Roaring B-17 helps bring history to life at Idaho airport
By CODY BLOOMSBURG | Lewiston Tribune, Idaho | Published: August 10, 2012
LEWISTON, Idaho — The B-17 flowed through the noon sky like a thrumming aluminum memory before landing Thursday at the Lewiston-Nez Perce County Regional Airport.
The elegant old war machine, Sentimental Journey, a World War II model B-17G Flying Fortress owned by the Arizona Wing of the Commemorative Air Force, will be available for rides, tours and photo opportunities today through Sunday at the airport.
The plane was brought in as a special guest at the Lewis-Clark Air Festival, which is free to the public and will be from 8 a.m. to 5 p.m. Saturday. The main entrance will be west of the main airport terminal near Stout Flying Services.
Several airplanes and helicopters will be on display at the festival and will include Mike Carpentero's 1930 New Standard D-25 bi-plane. Carpentero will be offering 10-minute rides for $65 Saturday and Sunday.
The theme for this year's festival is "Salute Veterans," and a special tribute presentation will be given at 10 a.m.
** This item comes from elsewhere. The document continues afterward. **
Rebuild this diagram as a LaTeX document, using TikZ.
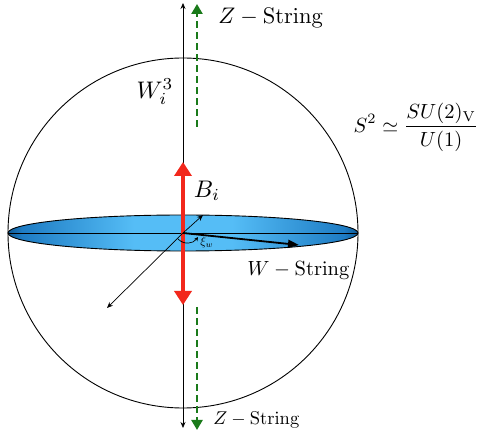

But the gleaming B-17 will undoubtedly be the show-stopper, on the ground and in the air.
For some local men, Sentimental Journey is the last known surviving link to their service.
Jack Dunaway's war was 23 long flights fraught with boredom. Dunaway, 90, co-piloted a Flying Fortress on bombing runs into Germany and other Nazi-occupied countries in 1944 and 1945. The typical tour was 25 missions. The war ended before he reached his 25th, but that was all right with him.
"It was a great relief," he said.
Dunaway isn't long on words for the months he spent flying from Yeldham, England.
On his first mission he was cruising along thinking the tour might not be too hard. Then something struck the front of the plane.
"It wasn't a bird, that's for sure," he said.
The worst part from there out, though, were the long flights. Hours and hours of waiting, watching dials and trading off turns at the yoke every 15 minutes because the autopilot wasn't to be trusted.
"I suppose anyplace is boring if you don't want to be there, though," he said.
But there was that time the crew had to make an emergency landing and no one was sure if they were clear of enemy lines yet. As it turned out, they were.
Dunaway's favorite flights were the ones he took post-war — the camping trips he flew to with his family, wife Barbara Dunaway, daughter Jane Dunaway and son Bill Dunaway.
Dick Goedde had livelier memories of his time in a B-17. He rode as tail gunner for 34 missions, some into Berlin, at least three into Cologne.
Goedde, 87, of Uniontown, surpassed the required 25-mission tour, but then was asked to do five more. After that, he was asked to do five more.
Each time he was asked, Goedde said it felt the same — irritating.
On his first run, he watched anti-aircraft flak explode closer and closer to the plane. He radioed to the pilot to suggest changing the flight path. The pilot barked back that Goedde should not tell him where to fly the plane.
When they got on the ground after the mission, Goedde ran into the pilot who was walking around the plane. Goedde asked what he was doing and the pilot said he was counting the holes in the airplane.
At that point he was at 40.
On their second mission, the pilot radioed back with one question: "'Tail gunner, where would you like me to fly?'" Goedde said.
Goedde said by the time he got to 34 runs, he knew he didn't want a 35th. He had seen too many planes go down on that last run.
He told his commander that and the commander threatened to bust his rank. Goedde told him to go ahead. "I don't need stripes in the hereafter," he said.
He was homeward bound on a ship when Berlin fell.
"So be it. I'm still here," Goedde said Thursday, standing under Sentimental Journey's wing.
The plane he flew in during the war was called "Take it Home." Dunaway didn't remember the planes he flew having names. "We took whatever was available," he said.
Dunaway said he doesn't plan to go up in Sentimental Journey for a flight. "I've seen them enough other times," he said.
Goedde hadn't either, especially not at $425 for a ride, but when he was offered one for free because he served on a B-17 crew, he said, "If I'm going to save that much money I might as well go."